1. Technical Field
The present invention relates to a crystal element manufacturing method in which a crystal element is manufactured while the frequency of the crystal element is maintained at a predetermined precision and is efficiently adjusted by means of wet etching, in particular, by means of partial etching at a wafer level (wafer method), and a crystal resonator manufactured by this method.
2. Background Art
In recent years, crystal resonators, which have superior frequency stability with no variation with respect to a reference frequency, have been widely used as a reference source of frequency and time in electronic devices including many types of communication devices.
This type of a crystal resonator is formed from a crystal wafer or the like that is cut out from an artificial crystal by, for example, an AT cut (generally a cut out at an angle of approximately 35° 15′ with respect to the Z axis), and is then formed by means of mechanical polishing and wet etching or dry etching so that the crystal element maintains its thickness according to a desired frequency.
In general, in an AT cut crystal element, thickness-shear vibration is applied to the vibration mode thereof, and the vibration frequency thereof is in reverse proportion to the thickness of the crystal element, with the vibration frequency becoming higher as the thickness of the crystal element becomes smaller.
Incidentally, in recent years, highly notable development is being made in achieving higher frequencies of crystal resonators, and the thickness of a crystal element is increasingly being minimized due to this achievement of higher frequency.
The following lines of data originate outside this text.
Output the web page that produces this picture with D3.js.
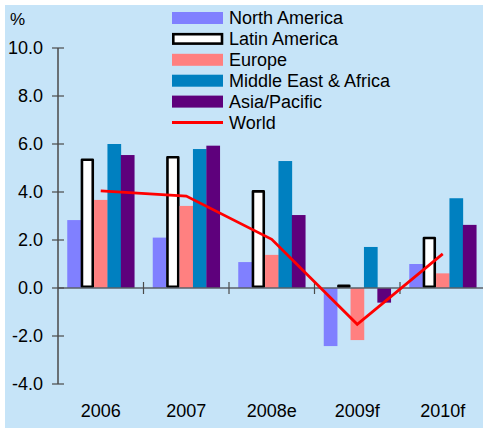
<!DOCTYPE html>
<html>
<head>
<meta charset="utf-8">
<script src="https://cdn.jsdelivr.net/npm/d3@7"></script>
<style>
  html, body { margin: 0; padding: 0; background: #ffffff; }
  svg { display: block; font-family: "Liberation Sans", Arial, Helvetica, sans-serif; }
</style>
</head>
<body>
<svg id="chart" width="483" height="428"></svg>
<script>
// Real GDP growth by region, %
const years = ["2006", "2007", "2008e", "2009f", "2010f"];
const regions = ["North America", "Latin America", "Europe", "Middle East & Africa", "Asia/Pacific"];
const northAmerica = [2.83, 2.1, 1.08, -2.42, 1.0];
const latinAmerica = [5.4, 5.5, 4.08, 0.15, 2.14];
const europe = [3.67, 3.42, 1.38, -2.17, 0.61];
const middleEastAfrica = [6.0, 5.79, 5.29, 1.71, 3.74];
const asiaPacific = [5.54, 5.93, 3.04, -0.61, 2.63];
const world = [4.05, 3.83, 2.03, -1.51, 1.42];
const yTicks = [-4, -2, 0, 2, 4, 6, 8, 10];

const seriesValues = [northAmerica, latinAmerica, europe, middleEastAfrica, asiaPacific];
const colors = ["#8080ff", "#ffffff", "#ff8080", "#0080c0", "#5e007c"];

const svg = d3.select("#chart");

// panel background
svg.append("rect").attr("x", 5).attr("y", 5).attr("width", 478).attr("height", 423)
  .attr("fill", "#c6e4f8");

const x0 = d3.scaleBand().domain(years).range([58, 485.5]).paddingInner(0).paddingOuter(0);
const y = d3.scaleLinear().domain([-4, 10]).range([384, 48]);
const groupWidth = 67;
const x1 = d3.scaleBand().domain(regions).range([0, groupWidth]);

// bars
const rows = [];
years.forEach((yr, i) => {
  regions.forEach((r, j) => rows.push({ year: yr, region: r, j: j, v: seriesValues[j][i] }));
});

const bars = svg.append("g");
bars.selectAll("rect").data(rows).enter().append("rect")
  .each(function (d) {
    const gx = x0(d.year) + (x0.bandwidth() - groupWidth) / 2 + x1(d.region);
    const top = y(Math.max(0, d.v));
    const h = Math.abs(y(d.v) - y(0));
    const sel = d3.select(this);
    if (d.j === 1) {
      const sw = 2.6;
      sel.attr("x", gx + sw / 2).attr("y", top + sw / 2)
        .attr("width", x1.bandwidth() - sw).attr("height", Math.max(0.1, h - sw))
        .attr("fill", "#ffffff").attr("stroke", "#000000").attr("stroke-width", sw)
        .attr("stroke-linejoin", "round");
    } else {
      sel.attr("x", gx).attr("y", top).attr("width", x1.bandwidth() + 0.3).attr("height", h)
        .attr("fill", colors[d.j]);
    }
  });

// axes
const axisColor = "#4a4a4a";
const ax = svg.append("g");
ax.append("line").attr("x1", 58).attr("x2", 483).attr("y1", y(0)).attr("y2", y(0))
  .attr("stroke", "#5a6068").attr("stroke-width", 1.5);
ax.append("line").attr("x1", 58).attr("x2", 58).attr("y1", y(10)).attr("y2", y(-4))
  .attr("stroke", axisColor).attr("stroke-width", 1.5);

ax.selectAll(".yt").data(yTicks).enter().append("line")
  .attr("x1", 52).attr("x2", 64).attr("y1", d => y(d)).attr("y2", d => y(d))
  .attr("stroke", axisColor).attr("stroke-width", 1.2);
ax.selectAll(".yl").data(yTicks).enter().append("text")
  .attr("x", 43).attr("y", d => y(d)).attr("dy", "0.36em")
  .attr("text-anchor", "end").attr("font-size", 18).attr("fill", "#000")
  .text(d => d.toFixed(1));

// category boundary ticks
ax.selectAll(".xt").data(years.slice(1)).enter().append("line")
  .attr("x1", d => x0(d)).attr("x2", d => x0(d))
  .attr("y1", y(0) - 6).attr("y2", y(0) + 6)
  .attr("stroke", axisColor).attr("stroke-width", 1.2);
ax.selectAll(".xl").data(years).enter().append("text")
  .attr("x", d => x0(d) + x0.bandwidth() / 2).attr("y", 417)
  .attr("text-anchor", "middle").attr("font-size", 18).attr("fill", "#000")
  .text(d => d);

svg.append("text").attr("x", 10).attr("y", 25).attr("font-size", 17).text("%");

// world line
const line = d3.line().x((d, i) => x0(years[i]) + x0.bandwidth() / 2).y(d => y(d));
svg.append("path").datum(world).attr("d", line)
  .attr("fill", "none").attr("stroke", "#ff0000").attr("stroke-width", 2.8);

// legend
const legendItems = regions.concat(["World"]);
const lg = svg.append("g");
legendItems.forEach((name, i) => {
  const cy = 18 + i * 20.9;
  if (i === 5) {
    lg.append("line").attr("x1", 172).attr("x2", 223).attr("y1", cy).attr("y2", cy)
      .attr("stroke", "#ff0000").attr("stroke-width", 2.8);
  } else if (i === 1) {
    lg.append("rect").attr("x", 173.3).attr("y", cy - 4.7).attr("width", 48.7).attr("height", 9.4)
      .attr("fill", "#ffffff").attr("stroke", "#000").attr("stroke-width", 2.6);
  } else {
    lg.append("rect").attr("x", 172).attr("y", cy - 6).attr("width", 51).attr("height", 12)
      .attr("fill", colors[i]);
  }
  lg.append("text").attr("x", 229).attr("y", cy).attr("dy", "0.36em")
    .attr("font-size", 18).attr("fill", "#000").text(name);
});
</script>
</body>
</html>
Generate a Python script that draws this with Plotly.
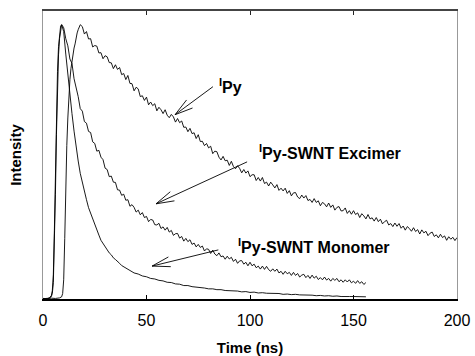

Consequently, a high level of processing precision and a high level of productivity are required in order to maintain the thickness of a crystal element at an appropriate thickness in manufacturing. If the processing precision does not meet a certain standard, then a problem will occur in the frequency adjustment of the crystal element, and productivity of the manufacturing will be reduced.
For example, in a crystal resonator manufacturing method disclosed in Patent Document 1 (Japanese Unexamined Patent Publication No. 2001-102654), first, as shown in FIG. 4 and FIG. 5, a crystal wafer 1 is prepared, and a large number (for example, 1,000 or more) of so-called reverse mesa sections respectively having a step section 2a, a partition 2b, and a bottom section 2c, which will become crystal element formation sections, are formed, by means of wet etching or the like, only on the front surface 2 among the front surface 2 and back surface 3 of the crystal wafer 1.
The crystal wafer 1 having a large number of the reverse mesa sections formed thereon in this way, is mounted on a crystal resonator manufacturing apparatus as shown in FIG. 6, to thereby adjust the frequency thereof. That is to say, with the step sections 2a formed on the crystal wafer 1 facing upward, prior to wet etching, partition plates 10 are bonded and fixed in a standing condition on the front surface 2 of the crystal wafer 1 with use of an adhesive agent or the like, in order to prevent etchant from flowing into the adjacent step sections 2a. Then, etchant 16 is dropped in a sequential manner into the respective step sections 2a from a nozzle (syringe) 15a of a dispenser 15 via through holes 11 provided in the partition plates 10 to thereby perform etching, and then neutralizing liquid or the like is dropped into the step sections 2a from a separately provided dispenser (not shown in the drawing) to thereby stop progression of the wet etching.
Next, the frequency of a vibrating section (crystal element formation section) formed within the step section 2a is measured using a separately provided frequency measuring apparatus, and is compared with a reference frequency, and if a deviation is present, the thickness of the vibrating section (step section 2a) will be reduced according to the deviation to thereby make an adjustment to achieve the desired frequency.
However, in such a conventional method of adjusting the frequency of a crystal resonator, the etchant 16 is individually dropped into each of, for example, 1,000 or more step sections (crystal element formation sections) formed on a crystal wafer to make frequency adjustments, and it is absolutely necessary to suppress variation in frequency of each crystal element in order to stabilize the frequency characteristics of the crystal elements. Consequently, frequency adjustment is performed for each crystal element in two stages of adjustment, namely coarse adjustment [for example, up to 200 ppm of reference (target) frequency] and fine adjustment [for example, up to 50 ppm of target frequency].